What about the move away from an Old World on-trade dominance? Does Spencer see the situation mimicking the off-trade? “Yes, without doubt, both in the house-wine level and higher, but the on-trade does lag behind because the consumer can only buy in the on-trade what the outlet stocks.” The overall trends in eating are helping this change: “Eating out is becoming more prevalent and the styles that are growing the market are not what we’d describe as ‘traditional experience’ outlets like the Savoy, but much more the city centre portfolio style of restaurants, brands like Garfunkels.” This explains why Constellation is, according to Spencer, “getting quite a lot of growth in the Horeca sector with New World products, and while Nielsen is reporting that the whole of the sector is down by about 4%, we are getting considerable growth there, probably because we are canniblising from the Old World offering.” Spencer also reports “great growth in the managed pub sector, in the leased and tenanted sector and in the free trade pub market” and suggests that Constellation as a whole, which sells some 20% of its volumes through the on-trade, “has experienced fantastic growth over the past 12 months”, probably because it has “focused on the on-trade opportunity”. He says: “Overall, the on-trade wine market is growing at 2% or 3% and we are considerably outperforming that.”
Nevertheless, Spencer is still trying to increase the wine category with his mission to “make sure people have a much better experience every time they have a glass of wine in the on-trade.
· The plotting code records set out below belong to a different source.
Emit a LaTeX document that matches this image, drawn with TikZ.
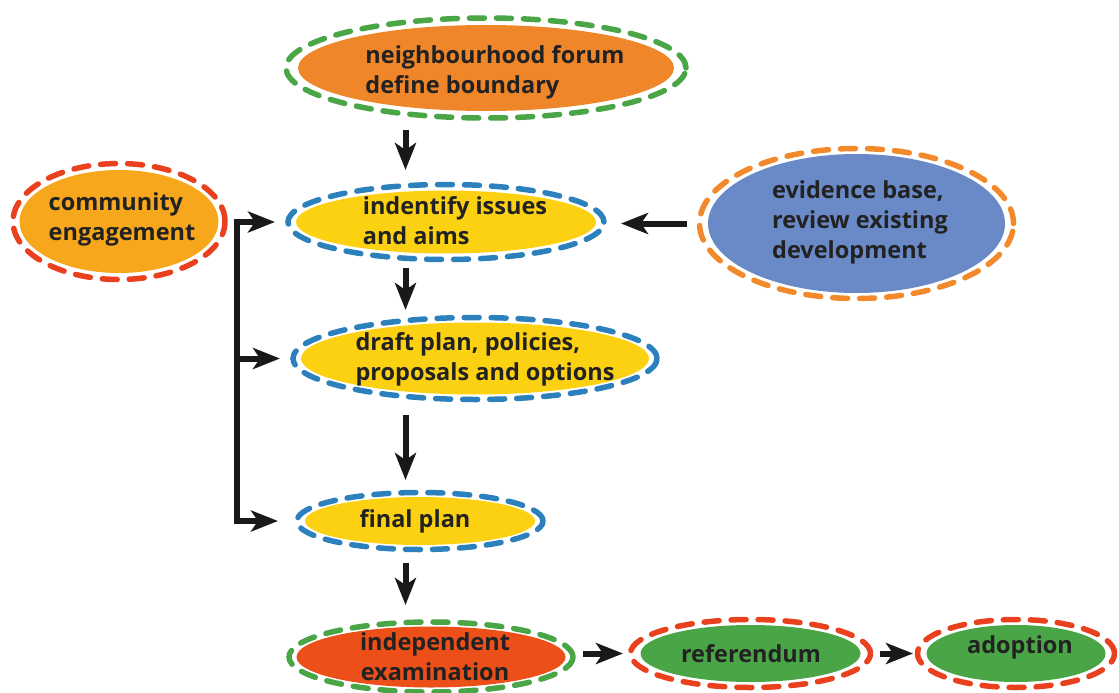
\documentclass[tikz,border=0pt]{standalone}
\usepackage{fontspec}
\setmainfont{Open Sans}
\usetikzlibrary{shapes.geometric,arrows.meta}
\definecolor{cOrange}{HTML}{F0862A}
\definecolor{cGreen}{HTML}{4AA547}
\definecolor{cYellow}{HTML}{FCD111}
\definecolor{cBlue}{HTML}{2C80BB}
\definecolor{cEvid}{HTML}{6A89C7}
\definecolor{cOrDash}{HTML}{F28A2C}
\definecolor{cComm}{HTML}{F6A71C}
\definecolor{cRed}{HTML}{E9411D}
\definecolor{cIndep}{HTML}{EC4F18}
\definecolor{cText}{HTML}{222222}
\tikzset{
  blob/.style={ellipse, inner sep=0pt, outer sep=0pt},
  ring/.style={line width=5.5pt, line cap=round, dash pattern=on 15pt off 12pt},
  lbl/.style={text=cText, font=\bfseries\fontsize{23.5}{30}\selectfont, inner sep=0pt},
  arr/.style={line width=6pt, draw=black!90, -{Stealth[length=27pt,width=21pt,inset=7pt]}, line join=miter},
}
\begin{document}
\begin{tikzpicture}[x=1pt,y=-1pt]
\useasboundingbox (0,0) rectangle (1119,693);
% top
\node[blob, fill=cOrange, minimum width=376pt, minimum height=86pt] (top) at (486,68) {};
\draw[ring, cGreen] (top.center) ellipse [x radius=200pt, y radius=50pt];
\node[lbl, align=left] (topt) at (495,72) {neighbourhood forum\\define boundary};
% issues
\node[blob, fill=cYellow, minimum width=300pt, minimum height=63pt] (iss) at (446,222) {};
\draw[ring, cBlue] (iss.center) ellipse [x radius=158pt, y radius=37.5pt];
\node[lbl, align=left] (isst) at (455,221) {indentify issues\\and aims};
% evidence
\node[blob, fill=cEvid, minimum width=297pt, minimum height=139pt] (ev) at (856.5,223.5) {};
\draw[ring, cOrDash] (ev.center) ellipse [x radius=157pt, y radius=75pt];
\node[lbl, align=left] (evt) at (860,222) {evidence base,\\review existing\\development};
% community
\node[blob, fill=cComm, minimum width=199pt, minimum height=103pt] (com) at (119,221.5) {};
\draw[ring, cRed] (com.center) ellipse [x radius=106pt, y radius=58pt];
\node[lbl, align=left] (comt) at (122,219) {community\\engagement};
% draft
\node[blob, fill=cYellow, minimum width=348pt, minimum height=72pt] (dr) at (475,358.5) {};
\draw[ring, cBlue] (dr.center) ellipse [x radius=182pt, y radius=41pt];
\node[lbl, align=left] (drt) at (485,359) {draft plan, policies,\\proposals and options};
% final
\node[blob, fill=cYellow, minimum width=230pt, minimum height=48pt] (fin) at (420,521) {};
\draw[ring, cBlue] (fin.center) ellipse [x radius=123pt, y radius=28.5pt];
\node[lbl] (fint) at (415,521) {final plan};
% independent
\node[blob, fill=cIndep, minimum width=269pt, minimum height=61pt] (ind) at (431,657) {};
\draw[ring, cGreen] (ind.center) ellipse [x radius=142pt, y radius=35pt];
\node[lbl, align=center] (indt) at (435,657) {independent\\examination};
% referendum
\node[blob, fill=cGreen, minimum width=220pt, minimum height=57pt] (ref) at (750.5,653.5) {};
\draw[ring, cRed] (ref.center) ellipse [x radius=120pt, y radius=34pt];
\node[lbl] (reft) at (751,654) {referendum};
% adoption
\node[blob, fill=cGreen, minimum width=179pt, minimum height=57pt] (ad) at (1016,653.5) {};
\draw[ring, cRed] (ad.center) ellipse [x radius=98.5pt, y radius=34pt];
\node[lbl] (adt) at (1020,647) {adoption};
% connectors
\coordinate (ax) at (405.5,0);
\coordinate (bx) at (236.5,0);
\draw[arr, shorten <=19pt, shorten >=20.5pt] (top.south -| ax) -- (iss.north -| ax);
\draw[arr, shorten <=14.5pt, shorten >=12.5pt] (iss.south -| ax) -- (dr.north -| ax);
\draw[arr, shorten <=20.5pt, shorten >=17pt] (dr.south -| ax) -- (fin.north -| ax);
\draw[arr, shorten <=18pt, shorten >=21.5pt] (fin.south -| ax) -- (ind.north -| ax);
\draw[arr, shorten <=21pt, shorten >=25pt] (ev.west) -- (ev.west -| iss.east);
\draw[arr, shorten <=17.5pt, shorten >=17.5pt] (ref.west -| ind.east) -- (ref.west);
\draw[arr, shorten <=19.5pt, shorten >=13.5pt] (ref.east) -- (ad.west);
\draw[arr, shorten >=21pt] (dr.west -| bx) -- (iss.west -| bx) -- (iss.west);
\draw[arr, shorten >=27pt] (dr.west -| bx) -- (fin.west -| bx) -- (fin.west);
\draw[arr, shorten >=21pt] (dr.west -| bx) -- (dr.west);
\end{tikzpicture}
\end{document}
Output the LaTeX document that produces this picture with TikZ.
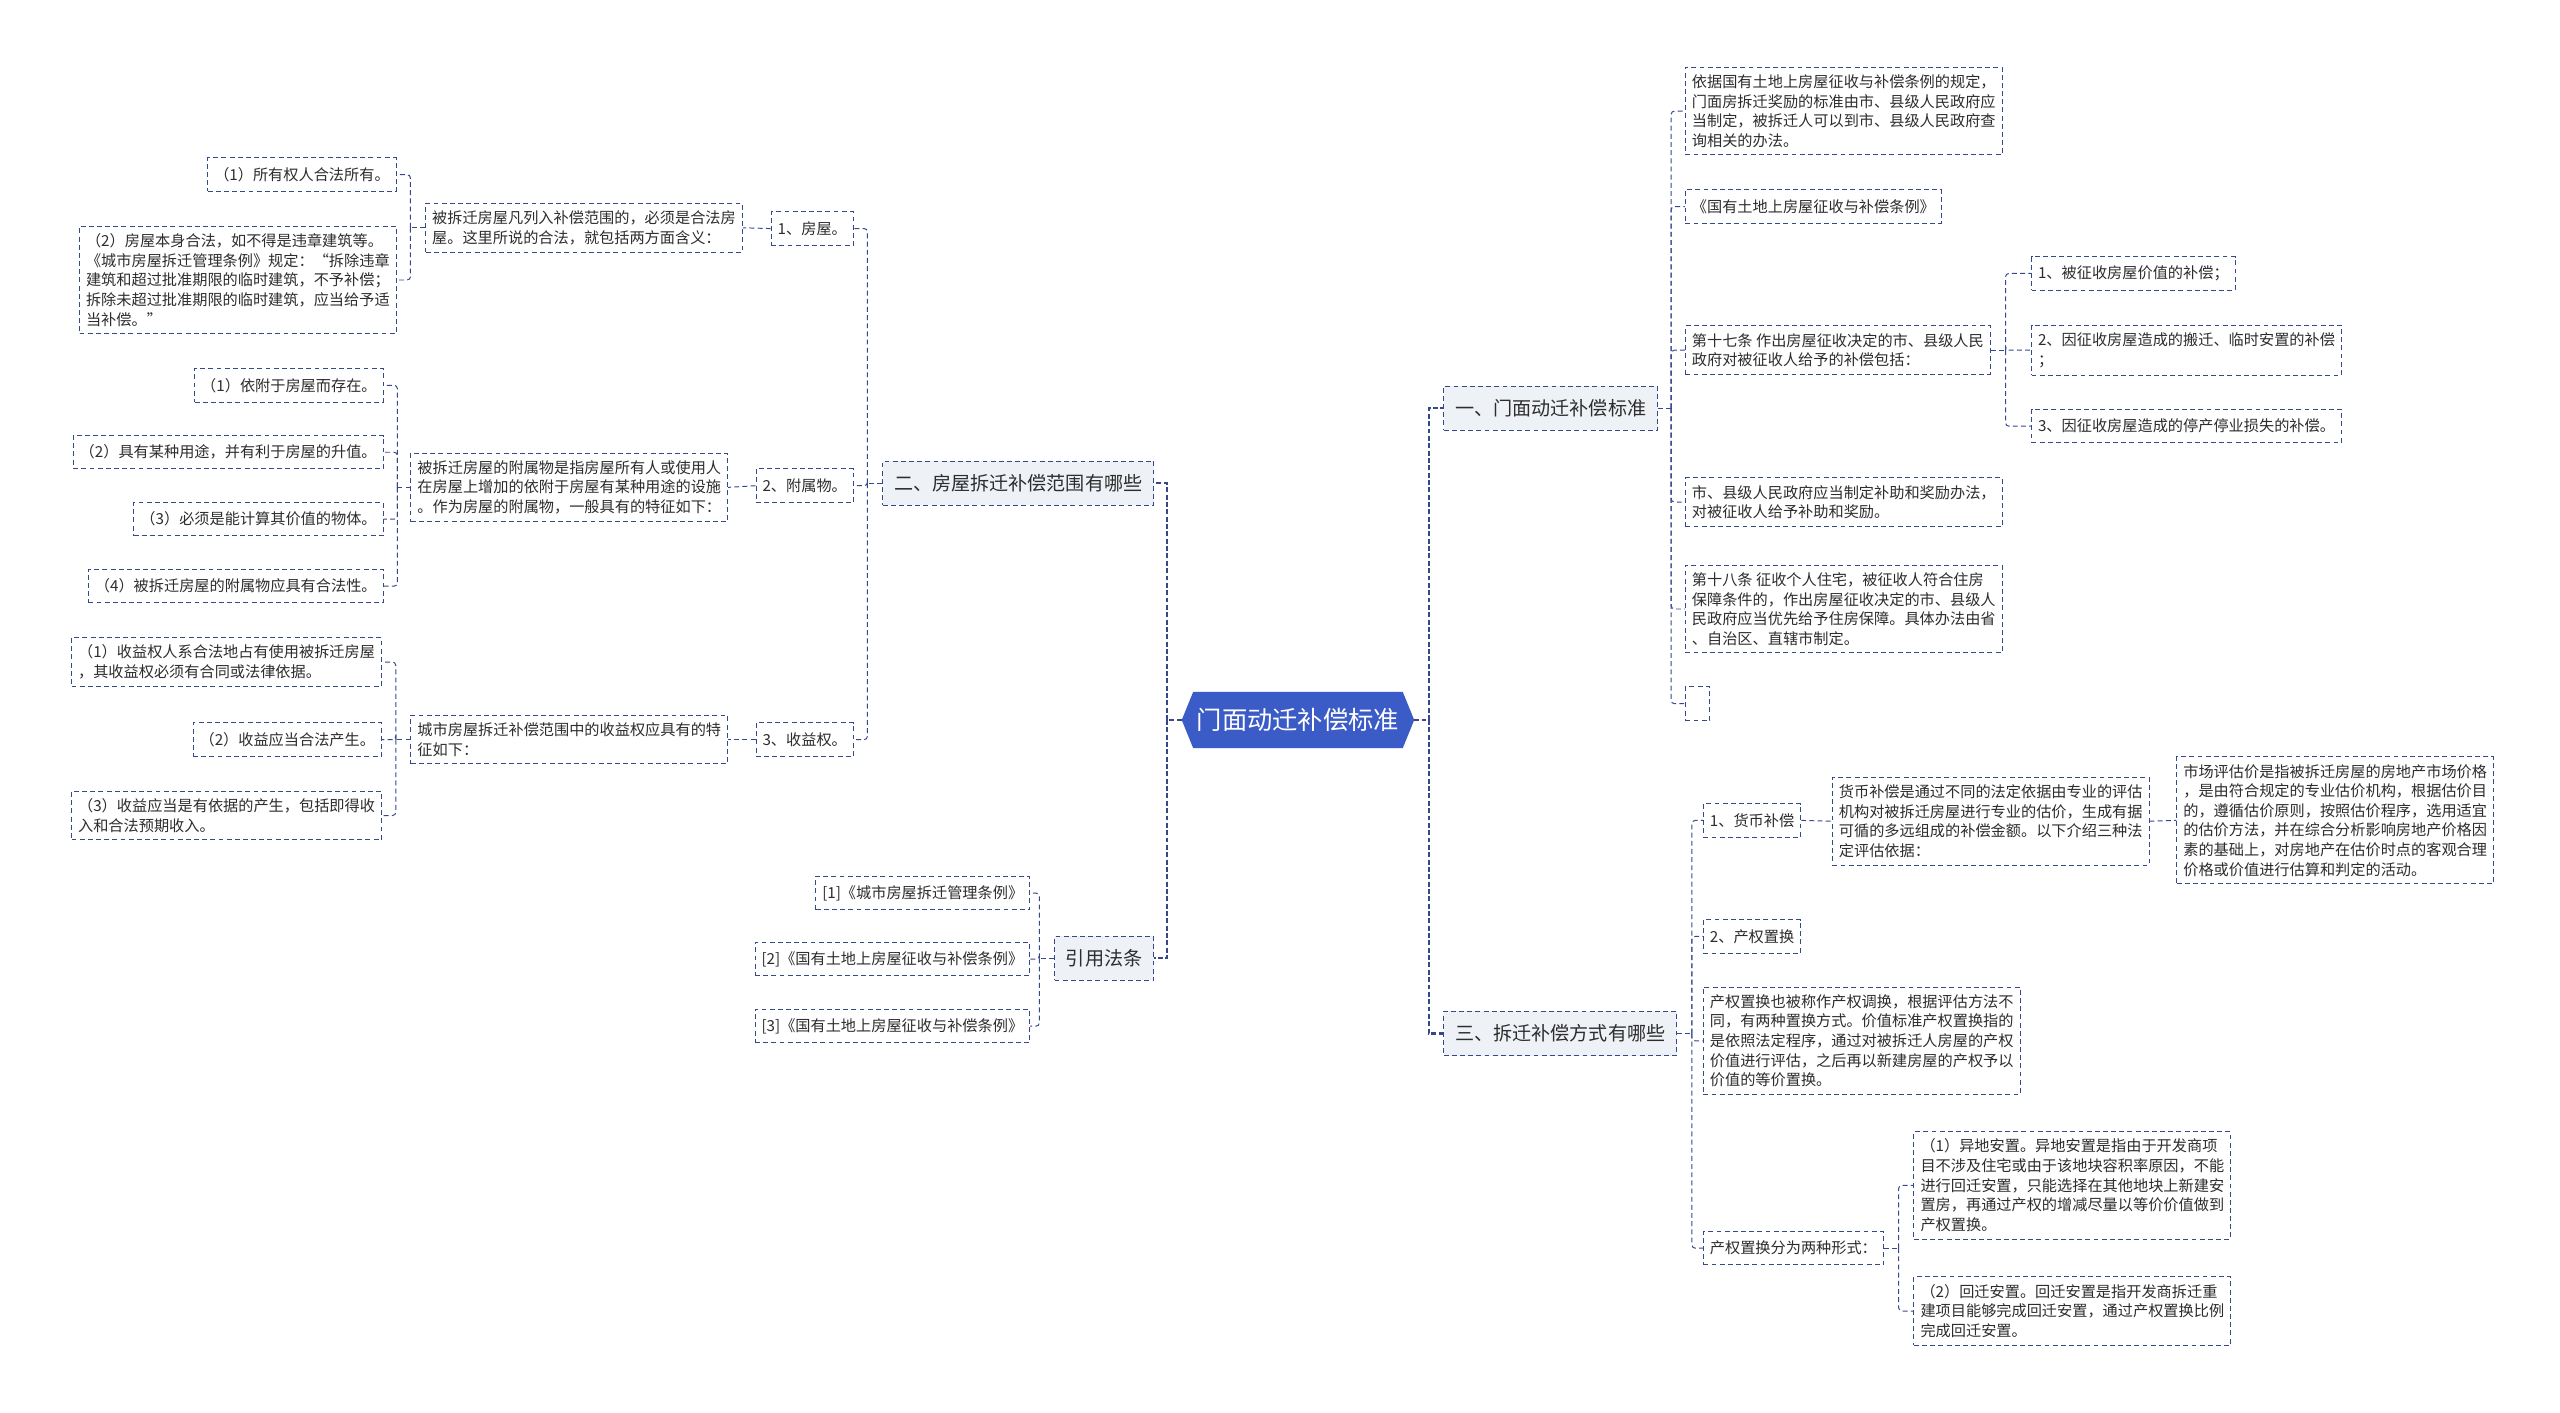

We can’t rest on our laurels,” he says, “we need all the wine trade to be looking forward and trying to gain its share.”
Oh yes, and back to that underground map. What are Constellation’s routes to market in the on-trade? “If you look at the leased and tenanted sector we would supply into whoever the porter was for that leased and tenanted group, so we don’t deliver to those groups’ outlets or their distribution centres, we supply to their third party who then delivers on. So for someone like Punch we would deliver into whoever their carrier was, say Carlsberg, and then Carlsberg would then deliver it into the outlet. For Mitchells & Butlers it could go into Coors or Carlsberg to be delivered into an M&B outlet. There’s nothing completely uniform about anything to do with the on-trade. If you look at the multiple operating groups it’s another fantastic concoction. A multiple operating group may have some Punch leased and tenanted pubs within their estate as well as some Enterprise Inns ones, as well as some free trade outlets, so the complexity of how you access the market is high, hence distribution is vital. So the more routes to market you are available in, the more chance you’ve got of being sold.”
If only it was as simple as Cockfosters to King’s Cross on the Piccadilly Line.